**Stated task:** Repeat verbatim the lines from the one containing "What Observable Plot" to the one containing "const boundaries = years.map(y => y - 0.5);", ends included, minus any pictures.

* Begin Extracted data *

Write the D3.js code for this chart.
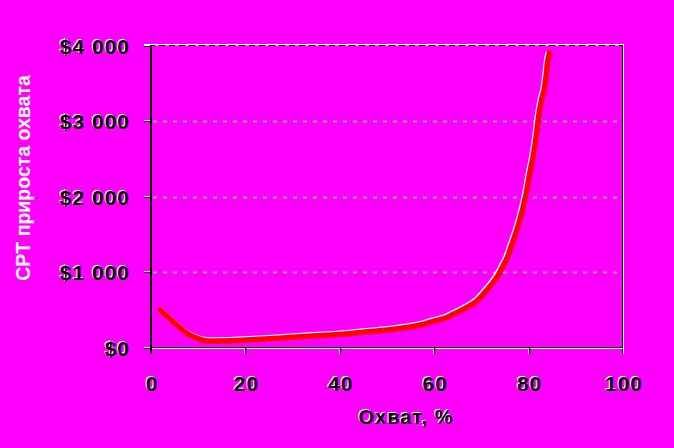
<!DOCTYPE html>
<html><head><meta charset="utf-8">
<script src="https://cdn.jsdelivr.net/npm/d3@7"></script>
<style>html,body{margin:0;padding:0;background:#ff00ff;}svg{display:block;}</style>
</head><body>
<svg id="chart" width="674" height="448"></svg>
<script>
const coverage = [2, 5, 8, 10, 12, 14, 17, 20, 23, 27, 31.5, 36, 42, 46, 50.5, 54, 56, 58, 60.5, 62.5, 64.5, 67, 69, 70.5, 72.4, 73.5, 74.5, 75.5, 76.5, 77.5, 78.5, 79.5, 80.2, 81, 81.6, 82.2, 82.8, 83.3, 83.7, 84, 84.4];
const cpt = [500, 330, 180, 125, 93, 93, 95, 105, 115, 130, 150, 165, 190, 215, 240, 270, 290, 320, 365, 400, 460, 540, 620, 720, 860, 960, 1075, 1200, 1380, 1560, 1780, 2050, 2300, 2550, 2800, 3100, 3300, 3420, 3600, 3770, 3900];
const xTicks = [0, 20, 40, 60, 80, 100];
const yTicks = [0, 1000, 2000, 3000, 4000];
const yTickLabels = ["$0", "$1 000", "$2 000", "$3 000", "$4 000"];
const gridValues = [1000, 2000, 3000];
const xTitle = "Охват, %";
const yTitle = "CPT прироста охвата";

const svg = d3.select("#chart");
const L = 151, R = 623, T = 45.5, B = 348;
const x = d3.scaleLinear().domain([0, 100]).range([L, R]);
const y = d3.scaleLinear().domain([0, 4000]).range([B, T]);
const font = "'Liberation Sans', Arial, sans-serif";

// gridlines
svg.append("g").selectAll("line").data(gridValues).join("line")
  .attr("x1", L + 2).attr("x2", R - 1)
  .attr("y1", d => Math.round(y(d)) + 0.5).attr("y2", d => Math.round(y(d)) + 0.5)
  .attr("stroke", "#a0a0a0").attr("stroke-width", 2).attr("stroke-dasharray", "4,6");

// top border: white then black
svg.append("line").attr("x1", 144).attr("x2", R + 1).attr("y1", 44.5).attr("y2", 44.5).attr("stroke", "#fff").attr("stroke-width", 1);
svg.append("line").attr("x1", 144).attr("x2", R).attr("y1", 45.5).attr("y2", 45.5).attr("stroke", "#000").attr("stroke-width", 1);
svg.append("g").selectAll("line").data([4000]).join("line")
  .attr("x1", L + 4).attr("x2", R - 2).attr("y1", 45.5).attr("y2", 45.5)
  .attr("stroke", "#a0a0a0").attr("stroke-dasharray", "4,6");

// right border
svg.append("line").attr("x1", R - 0.5).attr("x2", R - 0.5).attr("y1", 45).attr("y2", 354).attr("stroke", "#000");
svg.append("line").attr("x1", R + 0.5).attr("x2", R + 0.5).attr("y1", 44).attr("y2", 354).attr("stroke", "#fff");

// x axis baseline
svg.append("line").attr("x1", 144).attr("x2", R).attr("y1", 347.5).attr("y2", 347.5).attr("stroke", "#000");
svg.append("line").attr("x1", 144).attr("x2", R).attr("y1", 348.5).attr("y2", 348.5).attr("stroke", "#fff");

// y tick marks
svg.append("g").selectAll("line").data(yTicks).join("line")
  .attr("x1", 144).attr("x2", L)
  .attr("y1", d => Math.round(y(d)) - 0.5).attr("y2", d => Math.round(y(d)) - 0.5)
  .attr("stroke", "#fff");
svg.append("g").selectAll("line").data(yTicks).join("line")
  .attr("x1", 144).attr("x2", L)
  .attr("y1", d => Math.round(y(d)) + 0.5).attr("y2", d => Math.round(y(d)) + 0.5)
  .attr("stroke", "#000");

// x tick marks
svg.append("g").selectAll("line").data(xTicks.slice(1, -1)).join("line")
  .attr("x1", d => Math.round(x(d)) - 0.5).attr("x2", d => Math.round(x(d)) - 0.5)
  .attr("y1", 348).attr("y2", 354).attr("stroke", "#fff");
svg.append("g").selectAll("line").data(xTicks.slice(1, -1)).join("line")
  .attr("x1", d => Math.round(x(d)) + 0.5).attr("x2", d => Math.round(x(d)) + 0.5)
  .attr("y1", 348).attr("y2", 354).attr("stroke", "#000").attr("stroke-width", 1.5);

// y axis line
svg.append("line").attr("x1", L).attr("x2", L).attr("y1", 45).attr("y2", 354).attr("stroke", "#000").attr("stroke-width", 2);

// data line
const line = d3.line().x((d, i) => x(coverage[i])).y(d => y(d)).curve(d3.curveMonotoneX);
svg.append("path").datum(cpt).attr("d", line).attr("transform", "translate(-1,-1)")
  .attr("fill", "none").attr("stroke", "#fff").attr("stroke-width", 5.5).attr("stroke-linejoin", "round");
svg.append("path").datum(cpt).attr("d", line)
  .attr("fill", "none").attr("stroke", "#ff0000").attr("stroke-width", 5.5).attr("stroke-linecap", "round").attr("stroke-linejoin", "round");

// shadowed text helper
function stext(g, xx, yy, txt, anchor, front, back, dx, dy, size) {
  g.append("text").attr("x", xx + dx).attr("y", yy + dy).attr("text-anchor", anchor)
    .attr("font-family", font).attr("font-weight", "bold").attr("font-size", size)
    .attr("letter-spacing", 1).attr("fill", back).text(txt);
  g.append("text").attr("x", xx).attr("y", yy).attr("text-anchor", anchor)
    .attr("font-family", font).attr("font-weight", "bold").attr("font-size", size)
    .attr("letter-spacing", 1).attr("fill", front).text(txt);
}

// y tick labels
const gy = svg.append("g");
yTicks.forEach((v, i) => {
  stext(gy, 130, y(v) + 8, yTickLabels[i], "end", "#000", "#fff", -1, -1, "21px");
});

// x tick labels
const gx = svg.append("g");
xTicks.forEach(v => {
  stext(gx, x(v) + 1, 391, String(v), "middle", "#000", "#fff", -1, -1, "21px");
});

// x title
stext(svg.append("g"), 406, 424, xTitle, "middle", "#000", "#fff", -1, -1, "20px");

// y title
svg.append("text").attr("transform", "translate(30,178) rotate(-90)")
  .attr("text-anchor", "middle").attr("font-family", font).attr("font-weight", "bold")
  .attr("font-size", "19.5px").attr("fill", "#fff").text(yTitle);
</script>
</body></html>
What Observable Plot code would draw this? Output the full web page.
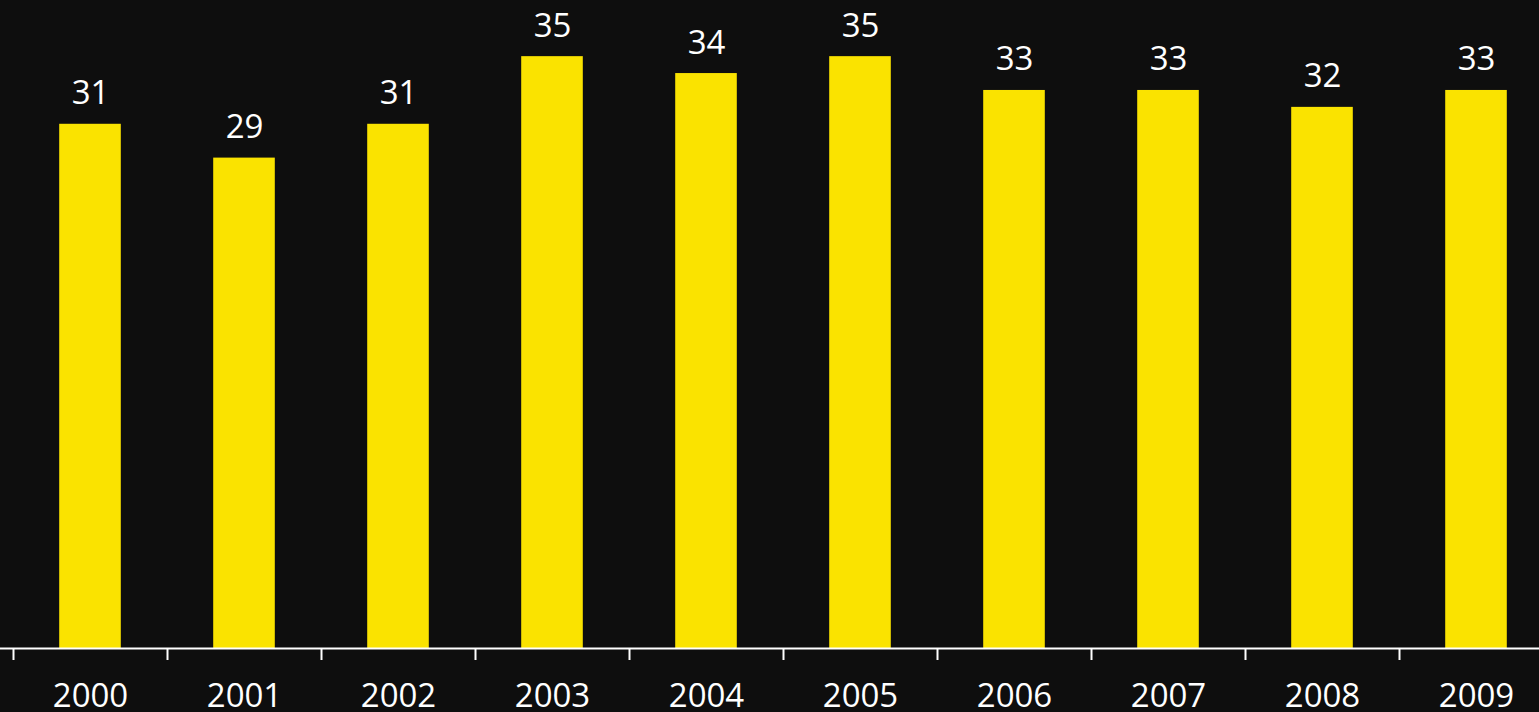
<!DOCTYPE html>
<html>
<head>
<meta charset="utf-8">
<script src="https://cdn.jsdelivr.net/npm/d3@7"></script>
<script src="https://cdn.jsdelivr.net/npm/@observablehq/plot@0.6"></script>
<style>
  html, body { margin: 0; padding: 0; background: #0e0e0e; overflow: hidden; }
  #chart svg { display: block; }
</style>
</head>
<body>
<div id="chart"></div>
<script>
const years = [2000, 2001, 2002, 2003, 2004, 2005, 2006, 2007, 2008, 2009];
const values = [31, 29, 31, 35, 34, 35, 33, 33, 32, 33];

const data = years.map((year, i) => ({year, value: values[i]}));
const boundaries = years.map(y => y - 0.5);

const chart = Plot.plot({
  width: 1539,
  height: 712,
  marginTop: 0,
  marginBottom: 64,
  marginLeft: 0,
  marginRight: 0,
  style: {background: "#0e0e0e", color: "#ffffff", fontFamily: "'Open Sans', sans-serif"},
  x: {type: "linear", domain: [1999.5, 2009.5], range: [13, 1553], label: null},
  y: {domain: [0, 38.32], axis: null, label: null},
  marks: [
    Plot.rectY(data, {x1: d => d.year - 0.2, x2: d => d.year + 0.2, y: "value", fill: "#fae300"}),
    Plot.ruleY([0], {stroke: "#ffffff", strokeWidth: 2}),
    Plot.axisX(boundaries, {tickSize: 12, tickFormat: () => "", label: null, stroke: "#ffffff", strokeWidth: 2}),
    Plot.text(data, {x: "year", y: 0, text: d => String(d.year), dy: 58, lineAnchor: "bottom", fill: "#ffffff", fontSize: 33}),
    Plot.text(data, {x: "year", y: "value", text: d => String(d.value), dy: -20, lineAnchor: "bottom", fill: "#ffffff", fontSize: 33})
  ]
});
document.getElementById("chart").appendChild(chart);
</script>
</body>
</html>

* End Extracted data *

**Response for this exercise:**
What Observable Plot code would draw this? Output the full web page.
<!DOCTYPE html>
<html>
<head>
<meta charset="utf-8">
<script src="https://cdn.jsdelivr.net/npm/d3@7"></script>
<script src="https://cdn.jsdelivr.net/npm/@observablehq/plot@0.6"></script>
<style>
  html, body { margin: 0; padding: 0; background: #0e0e0e; overflow: hidden; }
  #chart svg { display: block; }
</style>
</head>
<body>
<div id="chart"></div>
<script>
const years = [2000, 2001, 2002, 2003, 2004, 2005, 2006, 2007, 2008, 2009];
const values = [31, 29, 31, 35, 34, 35, 33, 33, 32, 33];

const data = years.map((year, i) => ({year, value: values[i]}));
const boundaries = years.map(y => y - 0.5);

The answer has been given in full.